Le très célèbre Willem Dafoe incarnant le rôle de Bobby, remet de l’humain dans ce chaos causé par un système ultra libéral ne donnant ni chance, ni protection, ni espoir aux plus fragilisés. Il nous éblouit par sa tendresse. C’est la seule lueur d’espoir qui nous reste tout le long du film, il protège, arrange les uns et les autres en cas d’impayés, surveille et protège les enfants dans l’enceinte de l’hôtel. Il ne juge pas, il agit, il fait du mieux qu’il peut pour rendre la vie de ceux qui n’ont plus rien agréable.

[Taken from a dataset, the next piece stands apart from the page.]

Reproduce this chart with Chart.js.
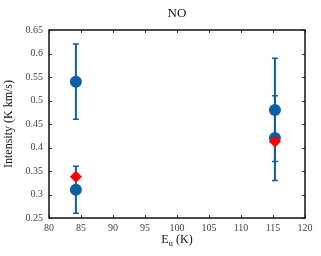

Sa bienveillance ne pourra pourtant pas sauver tout le monde.
The Florida Project est un film à voir absolument parce qu’il n’est pas complaisant. Le jeune réalisateur Sean Baker, démontre notre impuissance à aider les autres par notre manque de compréhension, notre intolérance vis-à-vis des plus fragilisés. Nous ne sommes pas habitués à l’échec, nous ne voulons pas le voir, nous nous érigeons la plupart du temps en donneurs de leçons, sans jamais nous demander: « et si c’était moi Halley? Comment je serais, qu’est-ce que je ferais? »
Allez voir ce film, il est poignant.